Code that draws figures
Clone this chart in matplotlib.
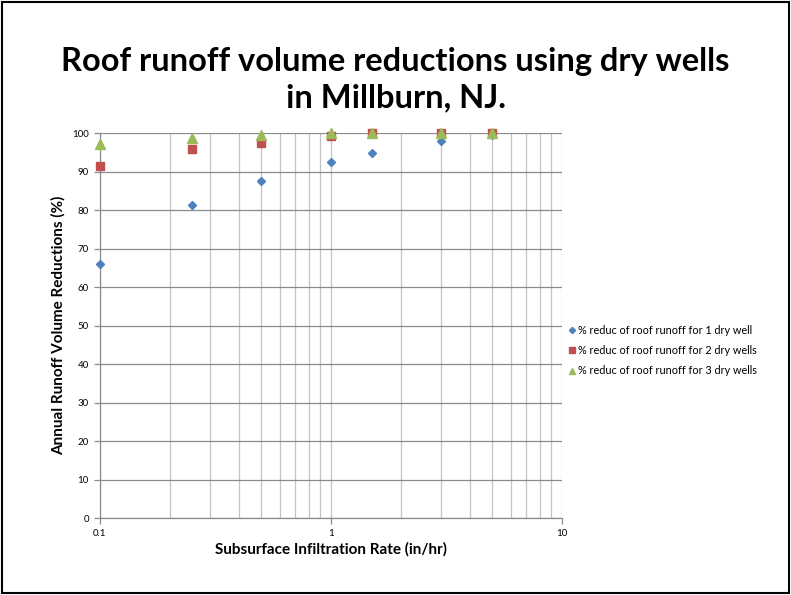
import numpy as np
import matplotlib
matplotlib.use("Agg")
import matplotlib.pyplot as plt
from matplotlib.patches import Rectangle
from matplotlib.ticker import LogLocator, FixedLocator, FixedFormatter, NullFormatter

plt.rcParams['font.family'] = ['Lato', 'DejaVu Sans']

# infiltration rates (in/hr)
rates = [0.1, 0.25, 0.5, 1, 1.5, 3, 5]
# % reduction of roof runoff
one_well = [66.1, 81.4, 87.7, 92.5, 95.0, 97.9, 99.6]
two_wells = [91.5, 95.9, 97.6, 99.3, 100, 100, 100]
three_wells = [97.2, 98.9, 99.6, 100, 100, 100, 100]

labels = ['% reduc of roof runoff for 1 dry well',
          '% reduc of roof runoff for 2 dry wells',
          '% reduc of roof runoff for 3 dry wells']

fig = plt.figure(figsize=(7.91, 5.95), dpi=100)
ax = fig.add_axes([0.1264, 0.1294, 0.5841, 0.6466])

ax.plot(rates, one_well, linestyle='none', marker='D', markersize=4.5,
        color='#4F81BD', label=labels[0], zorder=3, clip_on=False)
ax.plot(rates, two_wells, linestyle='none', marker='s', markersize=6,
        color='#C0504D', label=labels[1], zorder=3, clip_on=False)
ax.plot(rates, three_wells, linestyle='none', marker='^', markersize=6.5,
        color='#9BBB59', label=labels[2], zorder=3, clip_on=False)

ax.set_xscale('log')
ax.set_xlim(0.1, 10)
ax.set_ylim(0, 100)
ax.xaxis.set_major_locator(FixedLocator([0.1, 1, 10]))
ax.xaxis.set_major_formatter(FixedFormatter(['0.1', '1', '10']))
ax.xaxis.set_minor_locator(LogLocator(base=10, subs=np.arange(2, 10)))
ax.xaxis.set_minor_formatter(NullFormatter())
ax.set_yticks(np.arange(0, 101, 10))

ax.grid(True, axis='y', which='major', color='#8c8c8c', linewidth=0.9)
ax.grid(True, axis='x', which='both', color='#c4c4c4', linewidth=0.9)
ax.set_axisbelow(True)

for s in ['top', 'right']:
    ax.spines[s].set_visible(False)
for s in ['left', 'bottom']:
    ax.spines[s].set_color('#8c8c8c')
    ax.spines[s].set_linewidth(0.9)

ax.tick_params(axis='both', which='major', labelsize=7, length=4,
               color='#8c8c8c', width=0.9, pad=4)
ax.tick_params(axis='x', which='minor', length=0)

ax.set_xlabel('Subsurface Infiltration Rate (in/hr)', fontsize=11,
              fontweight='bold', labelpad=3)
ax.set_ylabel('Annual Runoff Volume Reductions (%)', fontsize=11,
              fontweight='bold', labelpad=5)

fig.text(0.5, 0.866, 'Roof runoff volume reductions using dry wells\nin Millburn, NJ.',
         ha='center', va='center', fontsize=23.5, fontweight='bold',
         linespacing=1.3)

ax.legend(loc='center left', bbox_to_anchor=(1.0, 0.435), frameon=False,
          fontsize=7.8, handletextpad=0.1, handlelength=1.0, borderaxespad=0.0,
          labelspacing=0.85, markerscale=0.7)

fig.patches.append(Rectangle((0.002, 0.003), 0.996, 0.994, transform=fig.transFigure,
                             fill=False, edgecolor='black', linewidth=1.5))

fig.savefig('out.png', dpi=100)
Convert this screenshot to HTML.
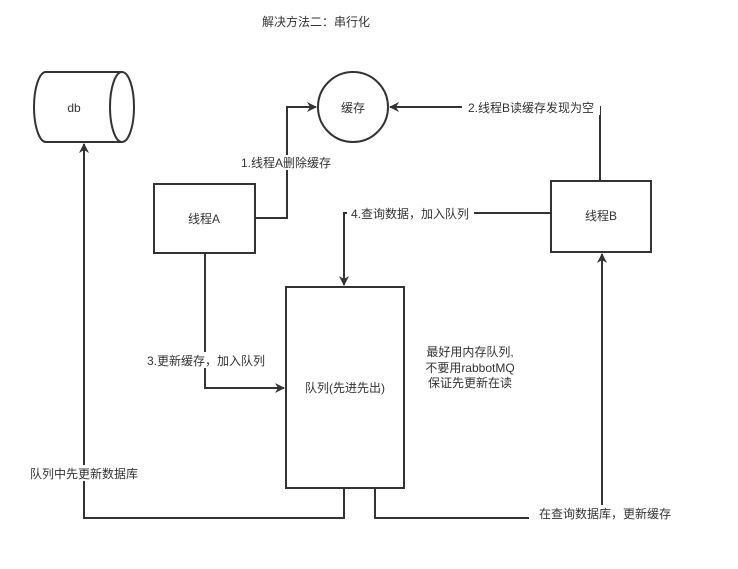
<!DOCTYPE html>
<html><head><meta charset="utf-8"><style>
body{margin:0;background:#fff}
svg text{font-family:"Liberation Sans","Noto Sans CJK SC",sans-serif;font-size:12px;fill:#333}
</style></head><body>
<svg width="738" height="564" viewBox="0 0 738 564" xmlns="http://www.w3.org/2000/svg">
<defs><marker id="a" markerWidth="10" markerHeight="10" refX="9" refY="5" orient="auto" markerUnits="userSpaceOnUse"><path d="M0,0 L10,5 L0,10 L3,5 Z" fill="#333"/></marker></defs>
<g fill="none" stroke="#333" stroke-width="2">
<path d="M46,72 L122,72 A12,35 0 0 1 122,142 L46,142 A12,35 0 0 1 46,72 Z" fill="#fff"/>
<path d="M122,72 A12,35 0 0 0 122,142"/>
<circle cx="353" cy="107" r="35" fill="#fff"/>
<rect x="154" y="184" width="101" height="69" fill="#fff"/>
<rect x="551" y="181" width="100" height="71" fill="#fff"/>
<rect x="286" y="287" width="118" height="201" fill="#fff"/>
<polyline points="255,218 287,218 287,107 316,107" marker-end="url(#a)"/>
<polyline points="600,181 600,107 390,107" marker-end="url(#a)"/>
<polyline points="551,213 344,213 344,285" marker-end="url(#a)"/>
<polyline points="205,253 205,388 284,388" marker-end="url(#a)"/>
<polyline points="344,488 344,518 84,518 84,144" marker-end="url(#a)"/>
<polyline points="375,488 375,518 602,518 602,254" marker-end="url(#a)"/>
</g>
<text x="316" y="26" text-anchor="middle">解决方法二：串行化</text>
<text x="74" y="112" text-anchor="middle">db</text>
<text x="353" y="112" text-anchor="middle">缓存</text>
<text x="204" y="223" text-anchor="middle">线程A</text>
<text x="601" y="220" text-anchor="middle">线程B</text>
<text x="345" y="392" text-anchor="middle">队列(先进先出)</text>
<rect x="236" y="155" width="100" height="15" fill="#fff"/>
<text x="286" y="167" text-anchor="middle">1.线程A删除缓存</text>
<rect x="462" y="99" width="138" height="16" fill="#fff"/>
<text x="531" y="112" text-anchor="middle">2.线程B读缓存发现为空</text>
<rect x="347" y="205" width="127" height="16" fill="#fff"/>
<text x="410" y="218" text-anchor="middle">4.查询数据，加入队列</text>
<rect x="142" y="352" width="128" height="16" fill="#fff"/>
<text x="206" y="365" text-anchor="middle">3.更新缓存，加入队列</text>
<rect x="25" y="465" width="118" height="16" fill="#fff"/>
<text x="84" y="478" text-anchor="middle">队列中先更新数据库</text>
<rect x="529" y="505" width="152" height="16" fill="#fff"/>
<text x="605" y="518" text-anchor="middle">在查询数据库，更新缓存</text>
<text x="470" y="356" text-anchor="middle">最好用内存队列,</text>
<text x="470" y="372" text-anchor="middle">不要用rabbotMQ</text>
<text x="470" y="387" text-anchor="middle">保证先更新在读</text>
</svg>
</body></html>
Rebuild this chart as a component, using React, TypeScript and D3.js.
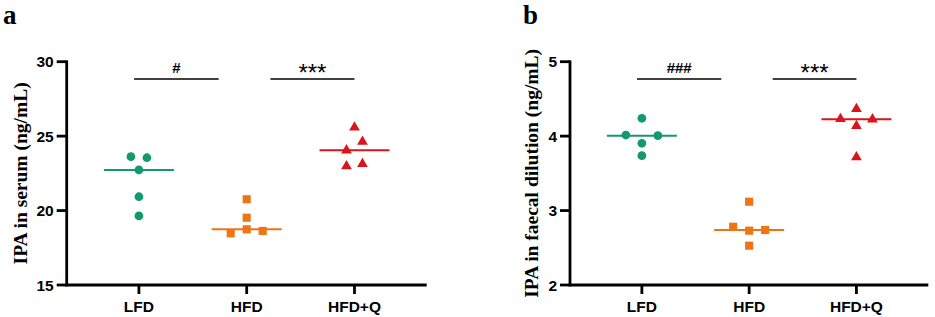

### WORK TO BE COMPLETED
Output the entries above exactly. Drop the pictures.

### ANSWER FOR THE TASK
Clone this chart in matplotlib.
import numpy as np
import matplotlib
matplotlib.use("Agg")
import matplotlib.pyplot as plt
from matplotlib.patches import Rectangle
from matplotlib.ticker import LogLocator, FixedLocator, FixedFormatter, NullFormatter

plt.rcParams['font.family'] = ['Lato', 'DejaVu Sans']

# infiltration rates (in/hr)
rates = [0.1, 0.25, 0.5, 1, 1.5, 3, 5]
# % reduction of roof runoff
one_well = [66.1, 81.4, 87.7, 92.5, 95.0, 97.9, 99.6]
two_wells = [91.5, 95.9, 97.6, 99.3, 100, 100, 100]
three_wells = [97.2, 98.9, 99.6, 100, 100, 100, 100]

labels = ['% reduc of roof runoff for 1 dry well',
          '% reduc of roof runoff for 2 dry wells',
          '% reduc of roof runoff for 3 dry wells']

fig = plt.figure(figsize=(7.91, 5.95), dpi=100)
ax = fig.add_axes([0.1264, 0.1294, 0.5841, 0.6466])

ax.plot(rates, one_well, linestyle='none', marker='D', markersize=4.5,
        color='#4F81BD', label=labels[0], zorder=3, clip_on=False)
ax.plot(rates, two_wells, linestyle='none', marker='s', markersize=6,
        color='#C0504D', label=labels[1], zorder=3, clip_on=False)
ax.plot(rates, three_wells, linestyle='none', marker='^', markersize=6.5,
        color='#9BBB59', label=labels[2], zorder=3, clip_on=False)

ax.set_xscale('log')
ax.set_xlim(0.1, 10)
ax.set_ylim(0, 100)
ax.xaxis.set_major_locator(FixedLocator([0.1, 1, 10]))
ax.xaxis.set_major_formatter(FixedFormatter(['0.1', '1', '10']))
ax.xaxis.set_minor_locator(LogLocator(base=10, subs=np.arange(2, 10)))
ax.xaxis.set_minor_formatter(NullFormatter())
ax.set_yticks(np.arange(0, 101, 10))

ax.grid(True, axis='y', which='major', color='#8c8c8c', linewidth=0.9)
ax.grid(True, axis='x', which='both', color='#c4c4c4', linewidth=0.9)
ax.set_axisbelow(True)

for s in ['top', 'right']:
    ax.spines[s].set_visible(False)
for s in ['left', 'bottom']:
    ax.spines[s].set_color('#8c8c8c')
    ax.spines[s].set_linewidth(0.9)

ax.tick_params(axis='both', which='major', labelsize=7, length=4,
               color='#8c8c8c', width=0.9, pad=4)
ax.tick_params(axis='x', which='minor', length=0)

ax.set_xlabel('Subsurface Infiltration Rate (in/hr)', fontsize=11,
              fontweight='bold', labelpad=3)
ax.set_ylabel('Annual Runoff Volume Reductions (%)', fontsize=11,
              fontweight='bold', labelpad=5)

fig.text(0.5, 0.866, 'Roof runoff volume reductions using dry wells\nin Millburn, NJ.',
         ha='center', va='center', fontsize=23.5, fontweight='bold',
         linespacing=1.3)

ax.legend(loc='center left', bbox_to_anchor=(1.0, 0.435), frameon=False,
          fontsize=7.8, handletextpad=0.1, handlelength=1.0, borderaxespad=0.0,
          labelspacing=0.85, markerscale=0.7)

fig.patches.append(Rectangle((0.002, 0.003), 0.996, 0.994, transform=fig.transFigure,
                             fill=False, edgecolor='black', linewidth=1.5))

fig.savefig('out.png', dpi=100)
Convert this screenshot to HTML.
<!DOCTYPE html>
<html><head><meta charset="utf-8"><style>
body{margin:0;background:#fff}
svg text{font-family:"Liberation Sans","Noto Sans CJK SC",sans-serif;font-size:12px;fill:#333}
</style></head><body>
<svg width="738" height="564" viewBox="0 0 738 564" xmlns="http://www.w3.org/2000/svg">
<defs><marker id="a" markerWidth="10" markerHeight="10" refX="9" refY="5" orient="auto" markerUnits="userSpaceOnUse"><path d="M0,0 L10,5 L0,10 L3,5 Z" fill="#333"/></marker></defs>
<g fill="none" stroke="#333" stroke-width="2">
<path d="M46,72 L122,72 A12,35 0 0 1 122,142 L46,142 A12,35 0 0 1 46,72 Z" fill="#fff"/>
<path d="M122,72 A12,35 0 0 0 122,142"/>
<circle cx="353" cy="107" r="35" fill="#fff"/>
<rect x="154" y="184" width="101" height="69" fill="#fff"/>
<rect x="551" y="181" width="100" height="71" fill="#fff"/>
<rect x="286" y="287" width="118" height="201" fill="#fff"/>
<polyline points="255,218 287,218 287,107 316,107" marker-end="url(#a)"/>
<polyline points="600,181 600,107 390,107" marker-end="url(#a)"/>
<polyline points="551,213 344,213 344,285" marker-end="url(#a)"/>
<polyline points="205,253 205,388 284,388" marker-end="url(#a)"/>
<polyline points="344,488 344,518 84,518 84,144" marker-end="url(#a)"/>
<polyline points="375,488 375,518 602,518 602,254" marker-end="url(#a)"/>
</g>
<text x="316" y="26" text-anchor="middle">解决方法二：串行化</text>
<text x="74" y="112" text-anchor="middle">db</text>
<text x="353" y="112" text-anchor="middle">缓存</text>
<text x="204" y="223" text-anchor="middle">线程A</text>
<text x="601" y="220" text-anchor="middle">线程B</text>
<text x="345" y="392" text-anchor="middle">队列(先进先出)</text>
<rect x="236" y="155" width="100" height="15" fill="#fff"/>
<text x="286" y="167" text-anchor="middle">1.线程A删除缓存</text>
<rect x="462" y="99" width="138" height="16" fill="#fff"/>
<text x="531" y="112" text-anchor="middle">2.线程B读缓存发现为空</text>
<rect x="347" y="205" width="127" height="16" fill="#fff"/>
<text x="410" y="218" text-anchor="middle">4.查询数据，加入队列</text>
<rect x="142" y="352" width="128" height="16" fill="#fff"/>
<text x="206" y="365" text-anchor="middle">3.更新缓存，加入队列</text>
<rect x="25" y="465" width="118" height="16" fill="#fff"/>
<text x="84" y="478" text-anchor="middle">队列中先更新数据库</text>
<rect x="529" y="505" width="152" height="16" fill="#fff"/>
<text x="605" y="518" text-anchor="middle">在查询数据库，更新缓存</text>
<text x="470" y="356" text-anchor="middle">最好用内存队列,</text>
<text x="470" y="372" text-anchor="middle">不要用rabbotMQ</text>
<text x="470" y="387" text-anchor="middle">保证先更新在读</text>
</svg>
</body></html>
Rebuild this chart as a component, using React, TypeScript and D3.js.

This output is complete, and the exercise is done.